If the sentiment from 2014 New Yorkers is unchanged today, what is the probability we would have gotten \(\hat{p} = 0.514\) based on the 2014 sample?

Is it likely or unlikely
- Likely will be anything more than \(\alpha = 0.05\)
- If less than 0.05, we reject \(H_0\)

Notation

Hypothesis testing with Proportions

\[ H_0: p = 0.82 \\ H_A: p \ne 0.82 \]

Null and Alternative hypotheses.

We assume the null hypothesis is true and build a theoretical sampling distribution from that.

The Central Limit Theorem

This is what allows us to build the sampling distribution.

If we look at a proportion and the scenario satisfies certain conditions, then the distribution of sample proportions will appear to follow a bell-shaped curve called the normal distribution.

This is the point of the recent R Assignment. If we could sample repeatedly from a population, the shape from the statistics in those samples would be normal.

Condition on \(H_0\)

Proportions:

Success Failure condition
- 10 successes or \(n(p_0) > 10\)
- 10 failures or \(n(1-p_0) > 10\)
Large Independent Samples (n>30)

Draw the Sampling Distribution

\[ p \sim N(p_0,SE)\]

With \[SE= \sqrt{\frac{p_0(1-p_0)}{n}}\]

note that n is the sample size from our current study.

Calculate pvalue

What is the probability of getting the \(\hat{p}\) from our sample?

SE = sqrt(0.82*(1-0.82)/1000)

pnorm(q = 0.514, mean = 0.82, sd = SE )

[1] 2.773057e-140

Conclusion

With a p-value of zero it is extremely unlikely that we would have gotten 0.514 if the true distribution was centered at 0.82. So the distribution is likely not really centered around 0.82 and so we reject the null hypothesis that p=0.82.

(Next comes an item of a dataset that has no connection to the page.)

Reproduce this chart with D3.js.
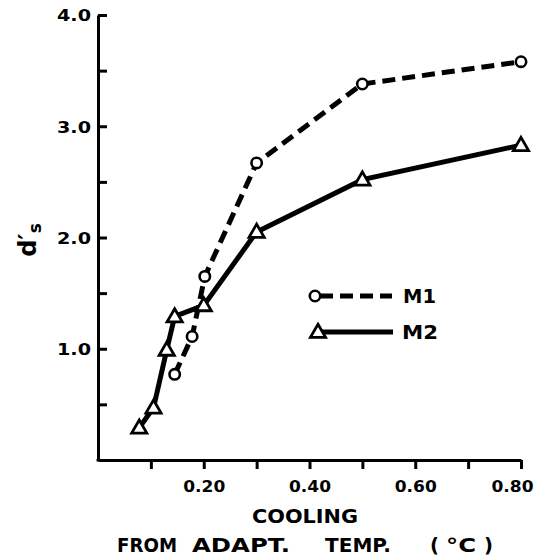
<!DOCTYPE html>
<html><head><meta charset="utf-8">
<script src="https://cdn.jsdelivr.net/npm/d3@7/dist/d3.min.js"></script>
<style>body{margin:0;background:#fff}svg{display:block}text{font-family:"DejaVu Sans",sans-serif;font-weight:bold;fill:#000}</style>
</head><body><svg id="c" width="538" height="560"></svg>
<script>
const m1X = [0.145, 0.178, 0.202, 0.30, 0.50, 0.80];
const m1Y = [0.77, 1.11, 1.65, 2.67, 3.38, 3.58];
const m2X = [0.078, 0.105, 0.13, 0.145, 0.20, 0.30, 0.50, 0.80];
const m2Y = [0.29, 0.47, 0.99, 1.29, 1.39, 2.05, 2.52, 2.83];
const xTickVals = [0.1,0.2,0.3,0.4,0.5,0.6,0.7,0.8];
const xTickLabels = ["", "0.20", "", "0.40", "", "0.60", "", "0.80"];
const yTickVals = [0.5,1,1.5,2,2.5,3,3.5,4];
const yTickLabels = ["", "1.0", "", "2.0", "", "3.0", "", "4.0"];
const seriesNames = ["M1", "M2"];
const xTitle1 = "COOLING";
const xTitle2 = ["FROM", "ADAPT.", "TEMP.", "(", "°C", ")"];

const svg = d3.select("#c");
const x = d3.scaleLinear().domain([0, 0.8]).range([98, 521]);
const y = d3.scaleLinear().domain([0, 4]).range([460, 15]);

const xa = svg.append("g").attr("transform", `translate(0,${y(0)})`)
  .call(d3.axisBottom(x).tickValues(xTickVals).tickFormat((d,i)=>xTickLabels[i]).tickSize(9).tickPadding(12).tickSizeOuter(0));
const ya = svg.append("g").attr("transform", `translate(${x(0)},0)`)
  .call(d3.axisLeft(y).tickValues(yTickVals).tickFormat((d,i)=>yTickLabels[i]).tickSize(-9).tickPadding(10).tickSizeOuter(0));
[xa, ya].forEach(g => {
  g.select(".domain").attr("stroke", "#000").attr("stroke-width", 3);
  g.selectAll(".tick line").attr("stroke", "#000").attr("stroke-width", 3);
  g.selectAll(".tick text").style("font-size", "16px").style("font-family", '"DejaVu Sans",sans-serif').style("font-weight", "bold")
    .filter(function(){return this.textContent!=="";}).attr("textLength", 34).attr("lengthAdjust","spacingAndGlyphs");
});
xa.selectAll(".tick text").filter(function(){return this.textContent!=="";}).attr("textLength", 42);
xa.selectAll(".tick text").filter(function(){return this.textContent==="0.80";}).attr("dx", -9);
ya.selectAll(".tick text").attr("x", -7).attr("dy", "0.36em");
svg.append("line").attr("x1", x(0)).attr("x2", x(0)).attr("y1", y(0)+1.5).attr("y2", y(0)-1).attr("stroke","#000").attr("stroke-width",3);

const line = d3.line().x(d=>x(d[0])).y(d=>y(d[1]));
const m1 = m1X.map((v,i)=>[v, m1Y[i]]);
const m2 = m2X.map((v,i)=>[v, m2Y[i]]);

svg.append("path").attr("d", line(m1)).attr("fill","none").attr("stroke","#000")
  .attr("stroke-width",5).attr("stroke-dasharray","13,7");
svg.append("path").attr("d", line(m2)).attr("fill","none").attr("stroke","#000")
  .attr("stroke-width",5);

const tri = d3.symbol().type(d3.symbolTriangle).size(100);
svg.selectAll(".m2").data(m2).enter().append("path")
  .attr("d", tri).attr("transform", d=>`translate(${x(d[0])},${y(d[1])+1})`)
  .attr("fill","#fff").attr("stroke","#000").attr("stroke-width",2.8);
svg.selectAll(".m1").data(m1).enter().append("circle")
  .attr("cx", d=>x(d[0])).attr("cy", d=>y(d[1])).attr("r",5.2)
  .attr("fill","#fff").attr("stroke","#000").attr("stroke-width",2.6);

// legend
const lg = svg.append("g");
lg.append("line").attr("x1",316).attr("x2",392).attr("y1",296).attr("y2",296).attr("stroke","#000").attr("stroke-width",5).attr("stroke-dasharray","13,7").attr("stroke-dashoffset",-4);
lg.append("circle").attr("cx",315).attr("cy",296).attr("r",5.2).attr("fill","#fff").attr("stroke","#000").attr("stroke-width",2.6);
lg.append("text").attr("x",403).attr("y",303).style("font-size","19px").attr("textLength",33).attr("lengthAdjust","spacingAndGlyphs").text(seriesNames[0]);
lg.append("line").attr("x1",318).attr("x2",393).attr("y1",332).attr("y2",332).attr("stroke","#000").attr("stroke-width",5);
lg.append("path").attr("d", tri).attr("transform","translate(318,333)").attr("fill","#fff").attr("stroke","#000").attr("stroke-width",2.8);
lg.append("text").attr("x",402).attr("y",339).style("font-size","19px").attr("textLength",36).attr("lengthAdjust","spacingAndGlyphs").text(seriesNames[1]);

// axis titles
svg.append("text").attr("x",252).attr("y",523).style("font-size","19px")
  .attr("textLength",106).attr("lengthAdjust","spacingAndGlyphs").text(xTitle1);
const t2x = [117, 192, 325, 430, 446, 484];
const t2w = [60, 98, 66, 9, 30, 9];
svg.selectAll(".t2").data(xTitle2).enter().append("text")
  .attr("x",(d,i)=>t2x[i]).attr("y",552).style("font-size","19px")
  .attr("textLength",(d,i)=>t2w[i]).attr("lengthAdjust","spacingAndGlyphs").text(d=>d);

const yl = svg.append("text").attr("transform","translate(36,240) rotate(-90)").attr("text-anchor","middle").style("font-size","24px");
yl.append("tspan").text("d′");
yl.append("tspan").attr("dy",5).style("font-size","17px").text("s");
</script></body></html>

So the true proportion of New Yorkers that believe there should be a mandatory 14 day quarantine is not 0.82, but some other number.

Practice 1. Exclusive relationships

Have a majority of college students had more than 1 exclusive_relationship?

# A tibble: 3 × 2
  `num > 1`     n
  <lgl>     <int>
1 FALSE        51
2 TRUE        152
3 NA           15

Check Conditions.
Do the test with math.
Do the test with simulation.

With math.

We are testing against 50%. We’ve already checked the conditions for the mathematical test. Now we:

~~Check conditions~~
Write hypothesis notation.
Write the notation for the distribution of sample proportions.
1. find the theoretical proportion
2. find the standard error
Find the probability we would get \(\hat{p} = 152/203 = 0.749\) based on the null hypothesis.
Make the conclusion.

Hypothesis notation

\[ H_0: p = 0.5 \\ H_A: p > 0.5 \]

\[ \alpha = 0.05 \]

Notation for the sampling distribution

We have \(p =0.5\) We need to find the standard error.

\[ SE = \sqrt{\frac{(p)(1-p)}{n}}=\sqrt{\frac{(0.5)(0.5)}{203}} = 0.03509312 \]

\[ p \sim N(p = 0.5, SE = 0.035) \]

Probability of \(\hat{p}\)

If the distribution from the last slide is correct what is the probability we would find \(\hat{p}=0.749\) from our sample.

normTail(m = 0.5, s = 0.03509312, U = 0.7487685)

pnorm(q = 0.7487685 , mean=0.5,sd = 0.03509312, lower.tail = FALSE)

[1] 6.763449e-13

Conclusion

We get 6.763449e-13 (0.0000000000006), which is much smaller than 0.05. We reject the null hypothesis and state that its very likely that a majority of students have been in more than one exclusive relationship.

Decision Error

We could have made a type 1 error, and rejected the null hypothesis if it were actually true.